- **DIRECTIONS**:
Images should be left out, and everything else in the listing reproduced exactly.

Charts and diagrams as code
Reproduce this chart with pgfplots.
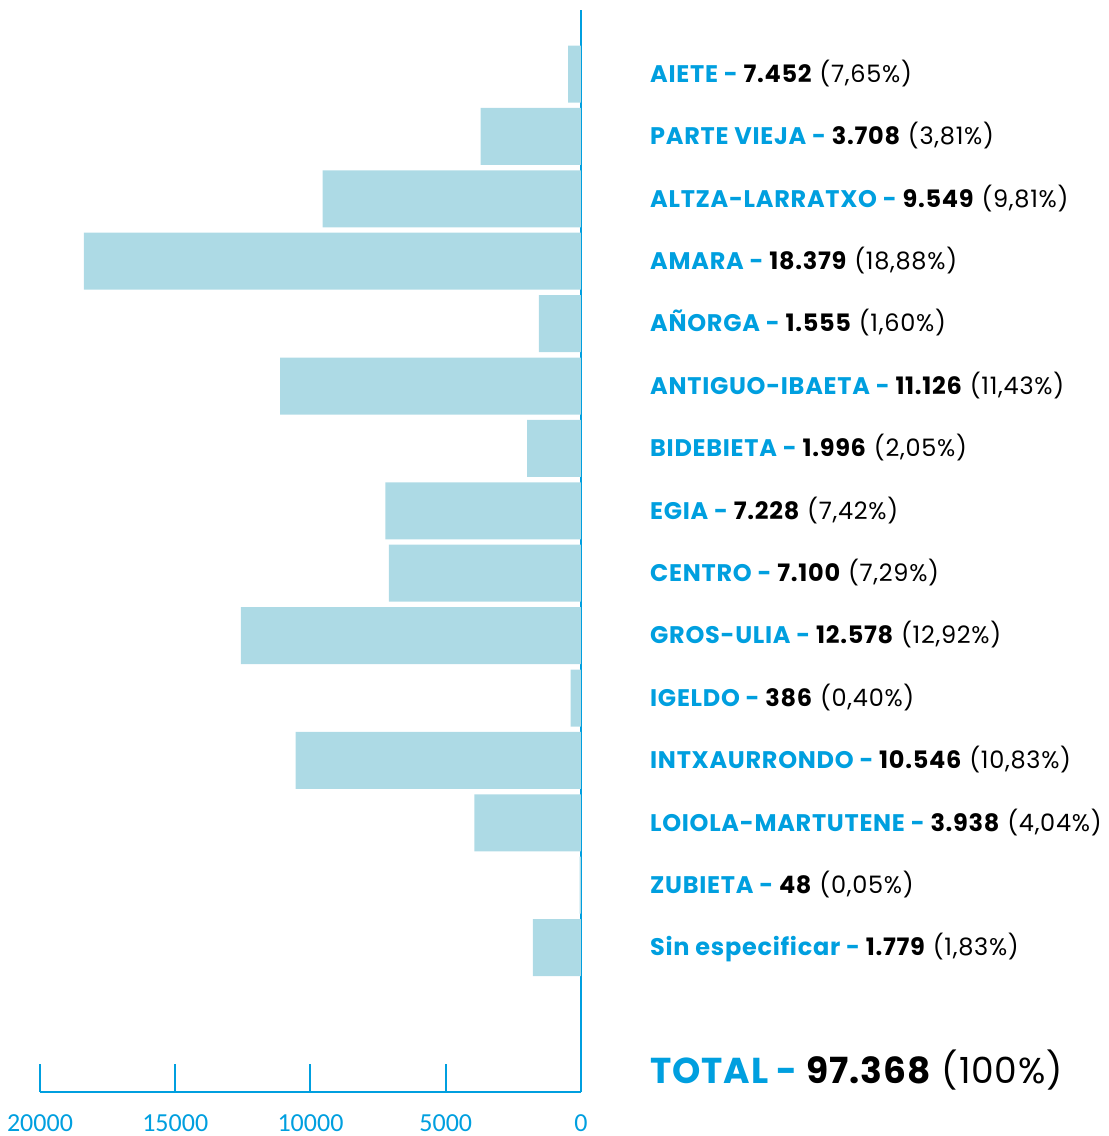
\documentclass[border=0pt]{standalone}
\usepackage{pgfplots}
\pgfplotsset{compat=1.18}
\usepackage{fontspec}
\setmainfont{Poppins}[LetterSpace=3]
\newfontfamily\tickfont{Carlito}
\definecolor{txtblue}{RGB}{0,159,223}
\definecolor{barblue}{RGB}{173,218,229}
\newcommand{\lab}[3]{\textcolor{txtblue}{\bfseries #1 - }\textbf{#2} (#3)}
\begin{document}
\begin{tikzpicture}[x=1pt,y=1pt]
\path[use as bounding box] (0,0) rectangle (1109,1136);
\begin{axis}[
 at={(40pt,44pt)}, anchor=south west,
 scale only axis, width=541pt, height=1082pt,
 xmin=0, xmax=20000, x dir=reverse,
 ymin=-16.314, ymax=1.0256,
 axis x line=bottom, axis y line=none,
 axis line style={-, txtblue, line width=2pt},
 xtick={0,5000,10000,15000,20000},
 scaled x ticks=false,
 xtick align=inside, major tick length=28pt,
 every tick/.style={txtblue, line width=2pt},
 xticklabel style={font=\tickfont\fontsize{26}{26}\selectfont, text=txtblue, inner sep=0pt, anchor=north, yshift=-22pt},
 /pgf/number format/1000 sep={},
 /pgf/number format/assume math mode=true,
 ytick=\empty,
 clip=false,
]
\draw[txtblue, line width=2pt] (axis cs:0,-16.314) -- (axis cs:0,1.0256);
\addplot[xbar, bar width=57pt, fill=barblue, draw=none] coordinates {
(480,0) (3708,-1) (9549,-2) (18379,-3) (1555,-4) (11126,-5) (1996,-6) (7228,-7)
(7100,-8) (12578,-9) (386,-10) (10546,-11) (3938,-12) (48,-13) (1779,-14)};
\begin{scope}[every node/.style={anchor=base west, xshift=69pt, yshift=-8.3pt, inner sep=0pt, font=\fontsize{24}{24}\selectfont}]
\node at (axis cs:0,0) {\lab{AIETE}{7.452}{7,65\%}};
\node at (axis cs:0,-1) {\lab{PARTE VIEJA}{3.708}{3,81\%}};
\node at (axis cs:0,-2) {\lab{ALTZA-LARRATXO}{9.549}{9,81\%}};
\node at (axis cs:0,-3) {\lab{AMARA}{18.379}{18,88\%}};
\node at (axis cs:0,-4) {\lab{AÑORGA}{1.555}{1,60\%}};
\node at (axis cs:0,-5) {\lab{ANTIGUO-IBAETA}{11.126}{11,43\%}};
\node at (axis cs:0,-6) {\lab{BIDEBIETA}{1.996}{2,05\%}};
\node at (axis cs:0,-7) {\lab{EGIA}{7.228}{7,42\%}};
\node at (axis cs:0,-8) {\lab{CENTRO}{7.100}{7,29\%}};
\node at (axis cs:0,-9) {\lab{GROS-ULIA}{12.578}{12,92\%}};
\node at (axis cs:0,-10) {\lab{IGELDO}{386}{0,40\%}};
\node at (axis cs:0,-11) {\lab{INTXAURRONDO}{10.546}{10,83\%}};
\node at (axis cs:0,-12) {\lab{LOIOLA-MARTUTENE}{3.938}{4,04\%}};
\node at (axis cs:0,-13) {\lab{ZUBIETA}{48}{0,05\%}};
\node at (axis cs:0,-14) {\lab{Sin especificar}{1.779}{1,83\%}};
\end{scope}
\end{axis}
\node[anchor=base west, inner sep=0pt, font=\fontsize{36}{36}\selectfont\addfontfeature{LetterSpace=2.5}] at (650,52) {\lab{TOTAL}{97.368}{100\%}};
\end{tikzpicture}
\end{document}
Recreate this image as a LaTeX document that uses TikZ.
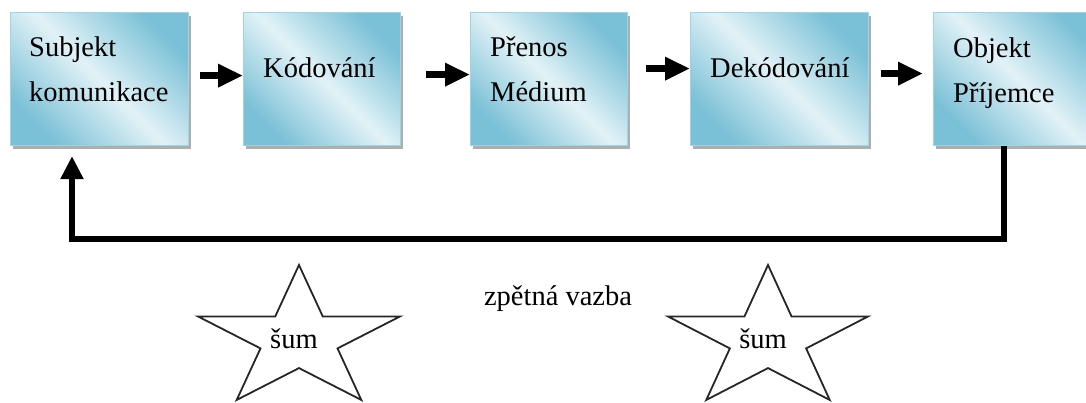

- **REPLY TO THE EXERCISE**:
Reproduce this chart with pgfplots.
\documentclass[border=0pt]{standalone}
\usepackage{pgfplots}
\pgfplotsset{compat=1.18}
\usepackage{fontspec}
\setmainfont{Poppins}[LetterSpace=3]
\newfontfamily\tickfont{Carlito}
\definecolor{txtblue}{RGB}{0,159,223}
\definecolor{barblue}{RGB}{173,218,229}
\newcommand{\lab}[3]{\textcolor{txtblue}{\bfseries #1 - }\textbf{#2} (#3)}
\begin{document}
\begin{tikzpicture}[x=1pt,y=1pt]
\path[use as bounding box] (0,0) rectangle (1109,1136);
\begin{axis}[
 at={(40pt,44pt)}, anchor=south west,
 scale only axis, width=541pt, height=1082pt,
 xmin=0, xmax=20000, x dir=reverse,
 ymin=-16.314, ymax=1.0256,
 axis x line=bottom, axis y line=none,
 axis line style={-, txtblue, line width=2pt},
 xtick={0,5000,10000,15000,20000},
 scaled x ticks=false,
 xtick align=inside, major tick length=28pt,
 every tick/.style={txtblue, line width=2pt},
 xticklabel style={font=\tickfont\fontsize{26}{26}\selectfont, text=txtblue, inner sep=0pt, anchor=north, yshift=-22pt},
 /pgf/number format/1000 sep={},
 /pgf/number format/assume math mode=true,
 ytick=\empty,
 clip=false,
]
\draw[txtblue, line width=2pt] (axis cs:0,-16.314) -- (axis cs:0,1.0256);
\addplot[xbar, bar width=57pt, fill=barblue, draw=none] coordinates {
(480,0) (3708,-1) (9549,-2) (18379,-3) (1555,-4) (11126,-5) (1996,-6) (7228,-7)
(7100,-8) (12578,-9) (386,-10) (10546,-11) (3938,-12) (48,-13) (1779,-14)};
\begin{scope}[every node/.style={anchor=base west, xshift=69pt, yshift=-8.3pt, inner sep=0pt, font=\fontsize{24}{24}\selectfont}]
\node at (axis cs:0,0) {\lab{AIETE}{7.452}{7,65\%}};
\node at (axis cs:0,-1) {\lab{PARTE VIEJA}{3.708}{3,81\%}};
\node at (axis cs:0,-2) {\lab{ALTZA-LARRATXO}{9.549}{9,81\%}};
\node at (axis cs:0,-3) {\lab{AMARA}{18.379}{18,88\%}};
\node at (axis cs:0,-4) {\lab{AÑORGA}{1.555}{1,60\%}};
\node at (axis cs:0,-5) {\lab{ANTIGUO-IBAETA}{11.126}{11,43\%}};
\node at (axis cs:0,-6) {\lab{BIDEBIETA}{1.996}{2,05\%}};
\node at (axis cs:0,-7) {\lab{EGIA}{7.228}{7,42\%}};
\node at (axis cs:0,-8) {\lab{CENTRO}{7.100}{7,29\%}};
\node at (axis cs:0,-9) {\lab{GROS-ULIA}{12.578}{12,92\%}};
\node at (axis cs:0,-10) {\lab{IGELDO}{386}{0,40\%}};
\node at (axis cs:0,-11) {\lab{INTXAURRONDO}{10.546}{10,83\%}};
\node at (axis cs:0,-12) {\lab{LOIOLA-MARTUTENE}{3.938}{4,04\%}};
\node at (axis cs:0,-13) {\lab{ZUBIETA}{48}{0,05\%}};
\node at (axis cs:0,-14) {\lab{Sin especificar}{1.779}{1,83\%}};
\end{scope}
\end{axis}
\node[anchor=base west, inner sep=0pt, font=\fontsize{36}{36}\selectfont\addfontfeature{LetterSpace=2.5}] at (650,52) {\lab{TOTAL}{97.368}{100\%}};
\end{tikzpicture}
\end{document}
Recreate this image as a LaTeX document that uses TikZ.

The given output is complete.